Of course, it didn’t. When your economic and political beliefs take on the character of religious dogma–when they become matters of faith rather than opinions grounded in experience and evidence–dissent becomes blasphemy.
As Bartlett describes his journey into the “reality-based world” (his own description), he makes some discoveries that startle him.
For the record, no one has been more correct in his analysis and prescriptions for the economy’s problems than Paul Krugman. The blind hatred for him on the right simply pushed me further away from my old allies and comrades.
The final line for me to cross in complete alienation from the right was my recognition that Obama is not a leftist. In fact, he’s barely a liberal—and only because the political spectrum has moved so far to the right that moderate Republicans from the past are now considered hardcore leftists by right-wing standards today. Viewed in historical context, I see Obama as actually being on the center-right.
Of course, Bartlett is correct about Obama’s centrism. It drives the left wing of the Democratic party nuts.
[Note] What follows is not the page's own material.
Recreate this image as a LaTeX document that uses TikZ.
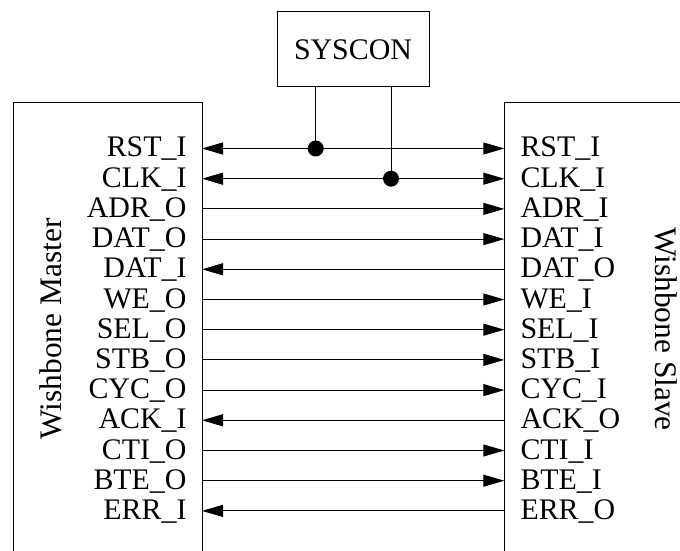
\documentclass[tikz,border=0pt]{standalone}
\usepackage{fontspec}
\setmainfont{Liberation Serif}
\usetikzlibrary{arrows.meta}
\begin{document}
\begin{tikzpicture}[x=1bp,y=-1bp,
  line width=1bp,
  every node/.style={font=\fontsize{30}{36}\selectfont},
  mlabel/.style={anchor=base east, inner sep=0pt},
  slabel/.style={anchor=base west, inner sep=0pt},
  title/.style={anchor=base, inner sep=0pt, font=\fontsize{31.5}{36}\selectfont},
  sig/.style={-{Triangle[length=21bp,width=12bp]}},
  bisig/.style={{Triangle[length=21bp,width=12bp]}-{Triangle[length=21bp,width=12bp]}},
  dotnode/.style={circle, fill=black, inner sep=0pt, minimum size=16bp},
  boxnode/.style={draw, rectangle, inner sep=0pt}]
\useasboundingbox (0,0) rectangle (680,551);
% boxes
\draw (13,551) -- (13,103) -- (202,103) -- (202,551);
\draw (504.3,551) -- (504.3,103) -- (680,103);
\node[boxnode, minimum width=152bp, minimum height=75bp] (sys) at (353,49.5) {SYSCON};
\node[title, rotate=90] (mtitle) at (61.5,329) {Wishbone Master};
\node[title, rotate=-90] (stitle) at (655,329) {Wishbone Slave};
% rows
\foreach \k/\ml/\sl in {0/RST\_I/RST\_I, 1/CLK\_I/CLK\_I, 2/ADR\_O/ADR\_I, 3/DAT\_O/DAT\_I, 4/DAT\_I/DAT\_O, 5/WE\_O/WE\_I, 6/SEL\_O/SEL\_I, 7/STB\_O/STB\_I, 8/CYC\_O/CYC\_I, 9/ACK\_I/ACK\_O, 10/CTI\_O/CTI\_I, 11/BTE\_O/BTE\_I, 12/ERR\_I/ERR\_O}{
  \pgfmathsetmacro{\yy}{148.5+30.2*\k}
  \coordinate (m\k) at (202,\yy);
  \coordinate (s\k) at (504.3,\yy);
  \node[mlabel] (ml\k) at (187,\yy+8.5) {\ml};
  \node[slabel] (sl\k) at (520,\yy+8.5) {\sl};
}
% connectors
\draw[bisig] (m0) -- (s0);
\draw[bisig] (m1) -- (s1);
\foreach \k in {2,3,5,6,7,8,10,11}{\draw[sig] (m\k) -- (s\k);}
\foreach \k in {4,9,12}{\draw[sig] (s\k) -- (m\k);}
% syscon taps
\node[dotnode] (d0) at (315.7,148.5) {};
\node[dotnode] (d1) at (391,178.7) {};
\draw (sys.south -| d0) -- (d0.center);
\draw (sys.south -| d1) -- (d1.center);
\end{tikzpicture}
\end{document}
When I read “The Audacity of Hope,” I remarked that Obama’s philosophy as described in that volume was virtually identical to that of a moderate Republican–at least, as moderate Republicans defined ourselves in the 1980s. His positions were pretty much the positions I’d espoused in my run for Congress back then, when I was actually considered part of the conservative wing of the party.
When I left the GOP in 2000, the party had already left me. It had shifted dramatically to the Right, and it has continued its radical transformation. That so many thoughtful people fail to recognize how different today’s GOP is from the party of Goldwater and even Reagan is something of a statement on our very human tendency to resist recognition of change.
It’s like looking in the mirror every morning for years without noticing that your formerly black hair has been slowly turning grey, that your once-rosy complexion is becoming a bit more wrinkled each day…and then somehow, suddenly and without warning, actually seeing that you’ve aged thirty years. When did that happen?
Bartlett looked in the mirror. It’s a sad article, but well worth the read.